● Task goal:
Transcribe every entry below word for word, but skip the pictures.

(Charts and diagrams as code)
╭──
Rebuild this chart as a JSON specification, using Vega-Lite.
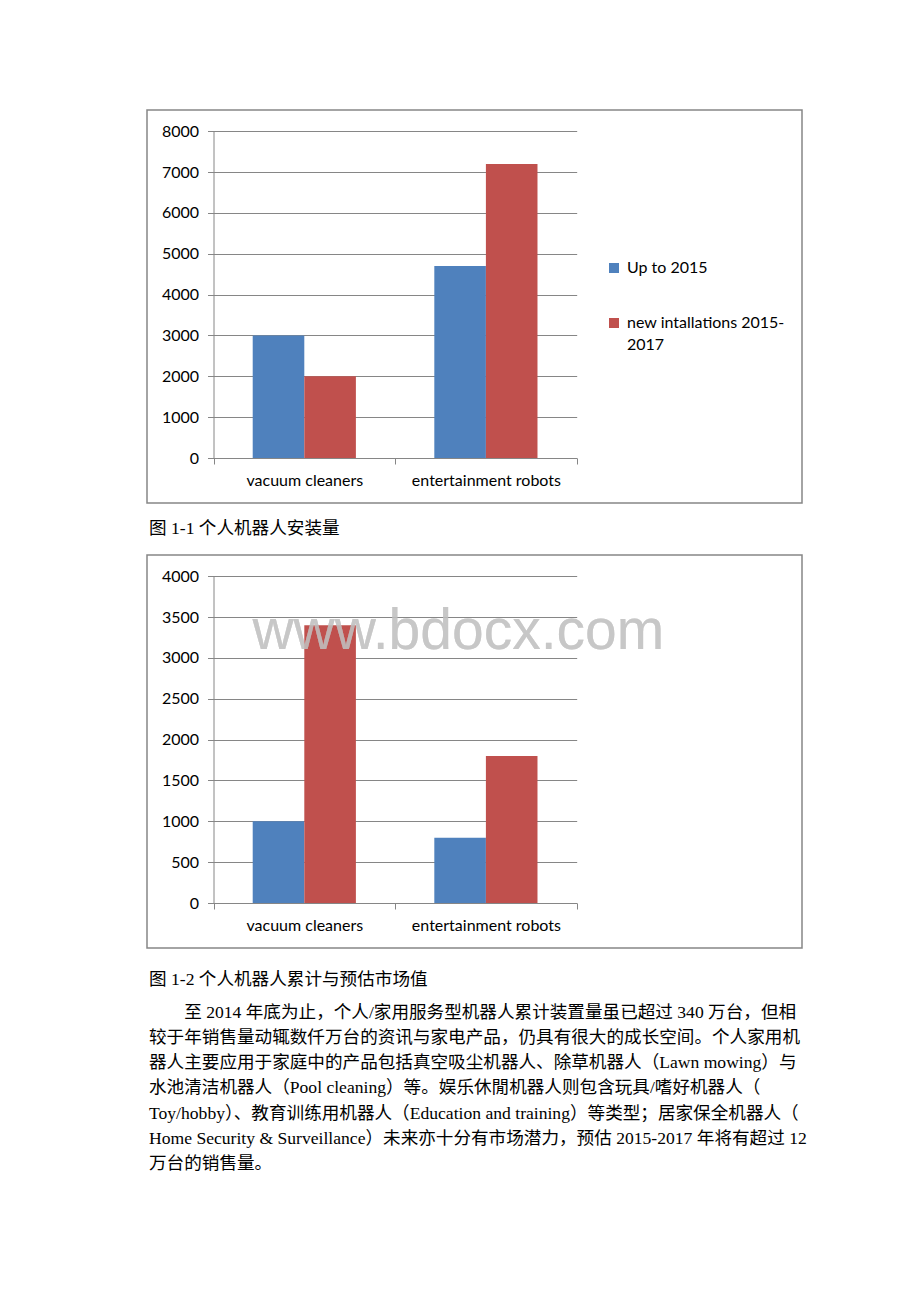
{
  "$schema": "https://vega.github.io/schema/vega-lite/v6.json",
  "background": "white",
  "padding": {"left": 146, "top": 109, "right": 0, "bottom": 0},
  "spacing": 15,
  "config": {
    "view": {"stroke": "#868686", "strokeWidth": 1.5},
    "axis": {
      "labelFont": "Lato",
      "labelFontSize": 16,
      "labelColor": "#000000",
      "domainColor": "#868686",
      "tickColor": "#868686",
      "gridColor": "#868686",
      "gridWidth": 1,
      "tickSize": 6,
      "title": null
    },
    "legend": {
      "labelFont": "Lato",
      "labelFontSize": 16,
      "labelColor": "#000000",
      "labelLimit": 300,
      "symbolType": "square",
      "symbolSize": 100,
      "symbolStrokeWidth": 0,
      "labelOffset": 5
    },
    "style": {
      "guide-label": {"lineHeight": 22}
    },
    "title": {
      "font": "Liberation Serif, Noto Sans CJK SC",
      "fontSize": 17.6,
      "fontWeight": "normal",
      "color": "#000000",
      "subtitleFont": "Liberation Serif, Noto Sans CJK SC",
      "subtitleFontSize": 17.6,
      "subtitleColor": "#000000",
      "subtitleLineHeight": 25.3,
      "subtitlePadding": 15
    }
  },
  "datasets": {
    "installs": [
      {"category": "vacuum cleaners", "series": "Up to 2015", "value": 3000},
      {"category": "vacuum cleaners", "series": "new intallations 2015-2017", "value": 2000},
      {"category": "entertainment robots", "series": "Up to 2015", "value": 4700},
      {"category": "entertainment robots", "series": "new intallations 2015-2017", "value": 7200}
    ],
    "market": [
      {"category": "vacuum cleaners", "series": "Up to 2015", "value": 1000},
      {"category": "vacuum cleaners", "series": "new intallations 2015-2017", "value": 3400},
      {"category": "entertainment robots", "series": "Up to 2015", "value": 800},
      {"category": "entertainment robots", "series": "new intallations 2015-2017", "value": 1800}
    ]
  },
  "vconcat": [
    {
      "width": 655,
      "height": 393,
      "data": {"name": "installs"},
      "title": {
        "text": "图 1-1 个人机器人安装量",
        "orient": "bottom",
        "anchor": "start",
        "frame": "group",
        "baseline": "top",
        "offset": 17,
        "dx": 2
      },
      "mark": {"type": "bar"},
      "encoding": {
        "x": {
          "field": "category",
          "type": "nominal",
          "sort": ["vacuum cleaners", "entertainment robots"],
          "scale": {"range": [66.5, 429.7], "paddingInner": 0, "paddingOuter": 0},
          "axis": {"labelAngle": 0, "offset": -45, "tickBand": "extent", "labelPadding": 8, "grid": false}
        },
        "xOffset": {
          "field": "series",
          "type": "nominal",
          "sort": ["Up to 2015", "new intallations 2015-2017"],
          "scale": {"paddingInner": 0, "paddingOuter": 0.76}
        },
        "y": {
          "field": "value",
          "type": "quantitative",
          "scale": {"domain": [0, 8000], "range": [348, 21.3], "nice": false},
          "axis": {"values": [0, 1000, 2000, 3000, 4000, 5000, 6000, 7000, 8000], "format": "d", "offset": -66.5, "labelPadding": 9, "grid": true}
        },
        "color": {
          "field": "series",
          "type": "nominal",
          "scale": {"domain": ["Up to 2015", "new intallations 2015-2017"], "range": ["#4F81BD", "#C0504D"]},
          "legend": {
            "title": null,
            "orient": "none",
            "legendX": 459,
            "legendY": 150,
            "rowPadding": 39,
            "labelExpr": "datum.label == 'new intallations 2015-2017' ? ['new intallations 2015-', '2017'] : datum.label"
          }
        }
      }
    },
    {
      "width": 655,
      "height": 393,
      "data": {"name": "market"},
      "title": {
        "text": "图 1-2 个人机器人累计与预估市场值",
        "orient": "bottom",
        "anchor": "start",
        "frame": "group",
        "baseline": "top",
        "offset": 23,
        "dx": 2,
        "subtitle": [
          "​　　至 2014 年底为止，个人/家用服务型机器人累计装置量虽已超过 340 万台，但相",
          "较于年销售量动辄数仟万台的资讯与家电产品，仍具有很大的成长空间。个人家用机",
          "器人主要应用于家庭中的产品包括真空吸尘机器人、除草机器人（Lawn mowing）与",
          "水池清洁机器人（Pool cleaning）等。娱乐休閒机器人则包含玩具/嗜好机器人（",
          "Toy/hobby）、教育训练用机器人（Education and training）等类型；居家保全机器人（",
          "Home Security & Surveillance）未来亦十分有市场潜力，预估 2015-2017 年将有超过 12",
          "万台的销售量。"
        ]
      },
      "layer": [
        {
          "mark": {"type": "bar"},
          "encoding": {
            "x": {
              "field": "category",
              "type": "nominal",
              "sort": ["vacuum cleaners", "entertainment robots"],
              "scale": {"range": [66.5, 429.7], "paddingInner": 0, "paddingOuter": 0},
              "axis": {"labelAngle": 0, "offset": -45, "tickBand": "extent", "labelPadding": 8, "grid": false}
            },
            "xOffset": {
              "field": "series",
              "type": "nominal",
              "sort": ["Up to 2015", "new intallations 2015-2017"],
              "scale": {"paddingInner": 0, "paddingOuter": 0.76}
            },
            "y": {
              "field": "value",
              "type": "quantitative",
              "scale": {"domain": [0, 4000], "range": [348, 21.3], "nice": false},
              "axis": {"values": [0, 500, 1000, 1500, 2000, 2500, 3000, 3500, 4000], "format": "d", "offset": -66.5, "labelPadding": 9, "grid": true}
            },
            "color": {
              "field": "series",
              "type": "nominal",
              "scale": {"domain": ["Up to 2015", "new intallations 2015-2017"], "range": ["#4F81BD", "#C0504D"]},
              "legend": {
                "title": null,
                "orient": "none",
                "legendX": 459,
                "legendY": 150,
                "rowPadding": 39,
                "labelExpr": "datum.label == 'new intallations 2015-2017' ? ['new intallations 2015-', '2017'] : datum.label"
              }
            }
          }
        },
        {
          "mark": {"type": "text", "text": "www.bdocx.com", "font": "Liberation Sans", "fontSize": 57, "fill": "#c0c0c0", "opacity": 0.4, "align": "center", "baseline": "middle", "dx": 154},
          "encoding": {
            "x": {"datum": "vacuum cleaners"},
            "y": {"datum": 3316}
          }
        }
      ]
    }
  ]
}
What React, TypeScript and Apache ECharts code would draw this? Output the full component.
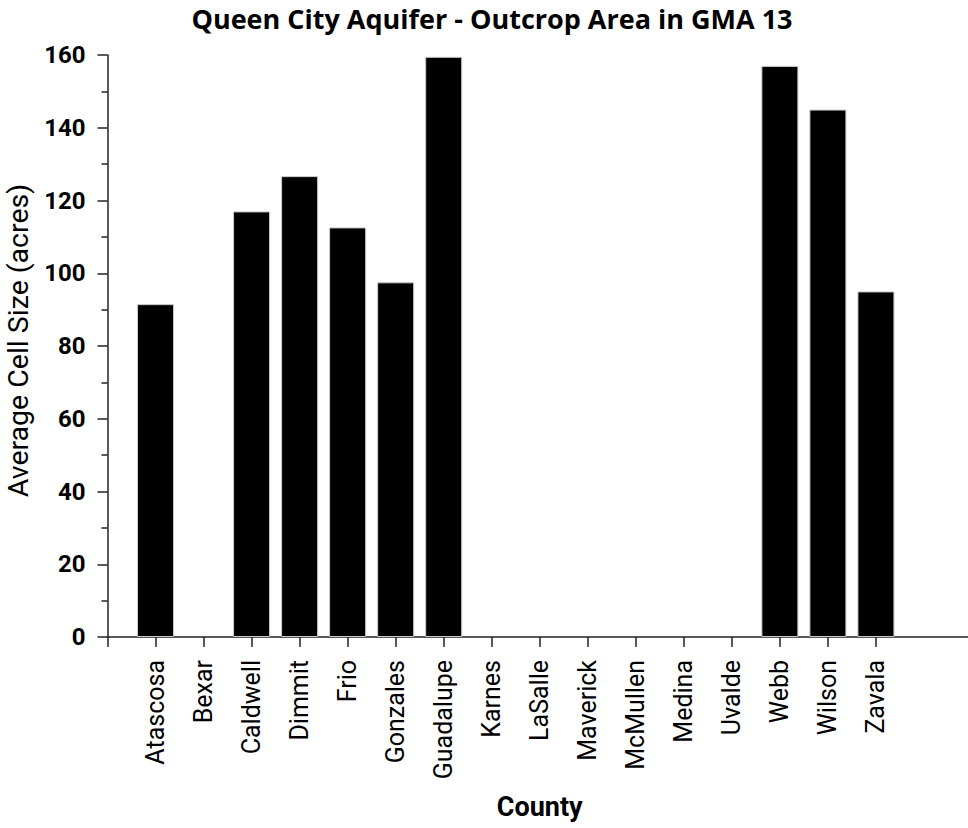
╰──
● Task result:
Rebuild this chart as a JSON specification, using Vega-Lite.
{
  "$schema": "https://vega.github.io/schema/vega-lite/v6.json",
  "background": "white",
  "padding": {"left": 146, "top": 109, "right": 0, "bottom": 0},
  "spacing": 15,
  "config": {
    "view": {"stroke": "#868686", "strokeWidth": 1.5},
    "axis": {
      "labelFont": "Lato",
      "labelFontSize": 16,
      "labelColor": "#000000",
      "domainColor": "#868686",
      "tickColor": "#868686",
      "gridColor": "#868686",
      "gridWidth": 1,
      "tickSize": 6,
      "title": null
    },
    "legend": {
      "labelFont": "Lato",
      "labelFontSize": 16,
      "labelColor": "#000000",
      "labelLimit": 300,
      "symbolType": "square",
      "symbolSize": 100,
      "symbolStrokeWidth": 0,
      "labelOffset": 5
    },
    "style": {
      "guide-label": {"lineHeight": 22}
    },
    "title": {
      "font": "Liberation Serif, Noto Sans CJK SC",
      "fontSize": 17.6,
      "fontWeight": "normal",
      "color": "#000000",
      "subtitleFont": "Liberation Serif, Noto Sans CJK SC",
      "subtitleFontSize": 17.6,
      "subtitleColor": "#000000",
      "subtitleLineHeight": 25.3,
      "subtitlePadding": 15
    }
  },
  "datasets": {
    "installs": [
      {"category": "vacuum cleaners", "series": "Up to 2015", "value": 3000},
      {"category": "vacuum cleaners", "series": "new intallations 2015-2017", "value": 2000},
      {"category": "entertainment robots", "series": "Up to 2015", "value": 4700},
      {"category": "entertainment robots", "series": "new intallations 2015-2017", "value": 7200}
    ],
    "market": [
      {"category": "vacuum cleaners", "series": "Up to 2015", "value": 1000},
      {"category": "vacuum cleaners", "series": "new intallations 2015-2017", "value": 3400},
      {"category": "entertainment robots", "series": "Up to 2015", "value": 800},
      {"category": "entertainment robots", "series": "new intallations 2015-2017", "value": 1800}
    ]
  },
  "vconcat": [
    {
      "width": 655,
      "height": 393,
      "data": {"name": "installs"},
      "title": {
        "text": "图 1-1 个人机器人安装量",
        "orient": "bottom",
        "anchor": "start",
        "frame": "group",
        "baseline": "top",
        "offset": 17,
        "dx": 2
      },
      "mark": {"type": "bar"},
      "encoding": {
        "x": {
          "field": "category",
          "type": "nominal",
          "sort": ["vacuum cleaners", "entertainment robots"],
          "scale": {"range": [66.5, 429.7], "paddingInner": 0, "paddingOuter": 0},
          "axis": {"labelAngle": 0, "offset": -45, "tickBand": "extent", "labelPadding": 8, "grid": false}
        },
        "xOffset": {
          "field": "series",
          "type": "nominal",
          "sort": ["Up to 2015", "new intallations 2015-2017"],
          "scale": {"paddingInner": 0, "paddingOuter": 0.76}
        },
        "y": {
          "field": "value",
          "type": "quantitative",
          "scale": {"domain": [0, 8000], "range": [348, 21.3], "nice": false},
          "axis": {"values": [0, 1000, 2000, 3000, 4000, 5000, 6000, 7000, 8000], "format": "d", "offset": -66.5, "labelPadding": 9, "grid": true}
        },
        "color": {
          "field": "series",
          "type": "nominal",
          "scale": {"domain": ["Up to 2015", "new intallations 2015-2017"], "range": ["#4F81BD", "#C0504D"]},
          "legend": {
            "title": null,
            "orient": "none",
            "legendX": 459,
            "legendY": 150,
            "rowPadding": 39,
            "labelExpr": "datum.label == 'new intallations 2015-2017' ? ['new intallations 2015-', '2017'] : datum.label"
          }
        }
      }
    },
    {
      "width": 655,
      "height": 393,
      "data": {"name": "market"},
      "title": {
        "text": "图 1-2 个人机器人累计与预估市场值",
        "orient": "bottom",
        "anchor": "start",
        "frame": "group",
        "baseline": "top",
        "offset": 23,
        "dx": 2,
        "subtitle": [
          "​　　至 2014 年底为止，个人/家用服务型机器人累计装置量虽已超过 340 万台，但相",
          "较于年销售量动辄数仟万台的资讯与家电产品，仍具有很大的成长空间。个人家用机",
          "器人主要应用于家庭中的产品包括真空吸尘机器人、除草机器人（Lawn mowing）与",
          "水池清洁机器人（Pool cleaning）等。娱乐休閒机器人则包含玩具/嗜好机器人（",
          "Toy/hobby）、教育训练用机器人（Education and training）等类型；居家保全机器人（",
          "Home Security & Surveillance）未来亦十分有市场潜力，预估 2015-2017 年将有超过 12",
          "万台的销售量。"
        ]
      },
      "layer": [
        {
          "mark": {"type": "bar"},
          "encoding": {
            "x": {
              "field": "category",
              "type": "nominal",
              "sort": ["vacuum cleaners", "entertainment robots"],
              "scale": {"range": [66.5, 429.7], "paddingInner": 0, "paddingOuter": 0},
              "axis": {"labelAngle": 0, "offset": -45, "tickBand": "extent", "labelPadding": 8, "grid": false}
            },
            "xOffset": {
              "field": "series",
              "type": "nominal",
              "sort": ["Up to 2015", "new intallations 2015-2017"],
              "scale": {"paddingInner": 0, "paddingOuter": 0.76}
            },
            "y": {
              "field": "value",
              "type": "quantitative",
              "scale": {"domain": [0, 4000], "range": [348, 21.3], "nice": false},
              "axis": {"values": [0, 500, 1000, 1500, 2000, 2500, 3000, 3500, 4000], "format": "d", "offset": -66.5, "labelPadding": 9, "grid": true}
            },
            "color": {
              "field": "series",
              "type": "nominal",
              "scale": {"domain": ["Up to 2015", "new intallations 2015-2017"], "range": ["#4F81BD", "#C0504D"]},
              "legend": {
                "title": null,
                "orient": "none",
                "legendX": 459,
                "legendY": 150,
                "rowPadding": 39,
                "labelExpr": "datum.label == 'new intallations 2015-2017' ? ['new intallations 2015-', '2017'] : datum.label"
              }
            }
          }
        },
        {
          "mark": {"type": "text", "text": "www.bdocx.com", "font": "Liberation Sans", "fontSize": 57, "fill": "#c0c0c0", "opacity": 0.4, "align": "center", "baseline": "middle", "dx": 154},
          "encoding": {
            "x": {"datum": "vacuum cleaners"},
            "y": {"datum": 3316}
          }
        }
      ]
    }
  ]
}
What React, TypeScript and Apache ECharts code would draw this? Output the full component.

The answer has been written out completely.